Republican presidential nominee Mitt Romney has come under fire at the Democratic National Convention for investing abroad. Yesterday, Ted Strickland, the former governor of my home state of Ohio used the Bible in his criticism of Romney.
Mitt Romney has so little economic patriotism that even his money needs a passport. It summers on the beaches of the Cayman Islands and winters on the slopes of the Swiss Alps. In Matthew, chapter 6, verse 21, the scriptures teach us that where your treasure is, there will your heart be also. My friends, any man who aspires to be our president should keep both his treasure and his heart in the United States of America. … Barack Obama is betting on the American worker. Mitt Romney is betting on a Bermuda shell corporation. Barack Obama saved the American auto industry. Mitt Romney saved on his taxes. Barack Obama is an economic patriot. Mitt Romney is an outsourcing pioneer.
To be fair, Matthew 6:21 does quote Jesus saying, “For where your treasure is, there your heart will be also.”
But Strickland is taking the Bible out of context to attack Romney. When Jesus says your heart is where your treasure is, he’s not making a statement about geography!
Let’s look at the verse in context:
Do not store up for yourselves treasures on earth, where moths and vermin destroy, and where thieves break in and steal. But store up for yourselves treasures in heaven, where moths and vermin do not destroy, and where thieves do not break in and steal. For where your treasure is, there your heart will be also. -Matthew 6:19-21
The point of what Jesus is saying in that passage is that we should not be concerned with gaining material things which will ultimately fade away and which are part of the world. It’s that we need to be living by faith and that our focus ought to be on more significant, Spiritual, and heavenly matters. Jesus isn’t saying, “If an American has money in a Swiss bank account, he really cares more about Switzerland than America.”
When we look into our hearts being where our treasures are, the point is that our heart is either inclined to worldly things or heavenly things. Whatever we ultimately care about is where our heart really is, in a Spiritual sense.
Maybe an astute reader will look at my previous statement: “The point of what Jesus is saying in that passage is that we should not be concerned with gaining material things which will ultimately fade away” and argue, “See. Mitt Romney is still a hypocrite because he’s rich so he’s still not even living by that.”

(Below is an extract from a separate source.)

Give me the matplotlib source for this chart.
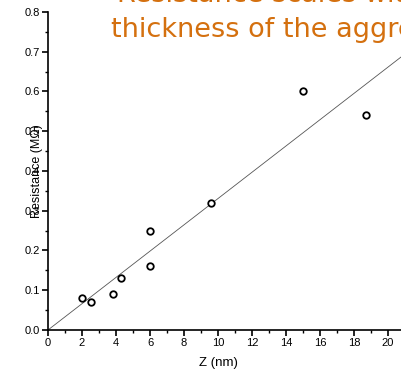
import numpy as np
import matplotlib
matplotlib.use("Agg")
import matplotlib.pyplot as plt
from matplotlib.ticker import MultipleLocator

# data
z_nm = [2.0, 2.5, 3.8, 4.3, 6.0, 6.0, 9.6, 15.0, 18.7]
resistance = [0.08, 0.07, 0.09, 0.13, 0.25, 0.16, 0.32, 0.60, 0.54]

TITLE_1 = "Resistance scales with"
TITLE_2 = "thickness of the aggregate"
ORANGE = "#d4700f"

plt.rcParams["font.family"] = ["Liberation Sans", "DejaVu Sans"]

fig = plt.figure(figsize=(4.01, 3.77), dpi=100)
ax = fig.add_axes([0.1197, 0.1247, 0.8803, 0.8435])

# least squares fit through the origin
x = np.array(z_nm)
y = np.array(resistance)
slope = (x * y).sum() / (x * x).sum()
fit_x = np.array([0.0, 21.0])
ax.plot(fit_x, slope * fit_x, color="#555555", lw=0.6, zorder=2)

ax.scatter(z_nm, resistance, s=22, facecolors="white", edgecolors="black",
           linewidths=1.3, zorder=3)

ax.set_xlim(0, 20.76)
ax.set_ylim(0, 0.8)
ax.xaxis.set_major_locator(MultipleLocator(2))
ax.xaxis.set_minor_locator(MultipleLocator(1))
ax.yaxis.set_major_locator(MultipleLocator(0.1))
ax.yaxis.set_minor_locator(MultipleLocator(0.05))
ax.yaxis.set_major_formatter(plt.FuncFormatter(lambda v, p: f"{v:.1f}"))

for s in ("top", "right"):
    ax.spines[s].set_visible(False)
for s in ("left", "bottom"):
    ax.spines[s].set_linewidth(1.2)
ax.tick_params(which="major", direction="out", length=4, width=1.2,
               labelsize=8, pad=2)
ax.tick_params(which="minor", direction="out", length=2.5, width=1.0)

ax.set_xlabel("Z (nm)", fontsize=9.5)
ax.xaxis.set_label_coords(0.482, -0.085)
ax.set_ylabel("Resistance (M\u03a9)", fontsize=9)
ax.yaxis.set_label_coords(-0.014, 0.5)

fig.text(0.292, 0.995, TITLE_1, color=ORANGE, fontsize=19.5,
         family="DejaVu Sans", va="baseline")
fig.text(0.278, 0.902, TITLE_2, color=ORANGE, fontsize=19.5,
         family="DejaVu Sans", va="baseline")

fig.savefig("out.png", dpi=100)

(a) That’s irrelevant because it has nothing to do with Strickland’s criticism and (b) That interpretation is also reading something into the text that’s not there. Jesus is saying that you shouldn’t live for the sole purpose of pursuing wealth. Someone can have faith and still be rich. Wealth does not necessarily preclude faith. In itself, money is not good or evil. The heart of the matter is that it’s the heart that matters.
Strickland’s interpretation is completely absurd. Did he know that he was quoting Jesus out of context? If not, shame on him. If so, where’s his integrity? Strickland served as an ordained Methodist minister. Where is his respect for the Bible? I’m not caught up that he was using the Bible for politics. I’m perturbed that he was MISUSING the Bible for politics. He was making Jesus’ word imply something that they’re not meant to imply.
Lastly, considering that Mitt Romney is a free citizen, I think that he has a right to do what he wishes with his money and that there’s nothing immoral about a person placing some of their holdings overseas. We have much bigger issues in this country than what Mitt Romney does with his personal assets. How is that even relevant to anything? What is that actually suggesting about how he would govern?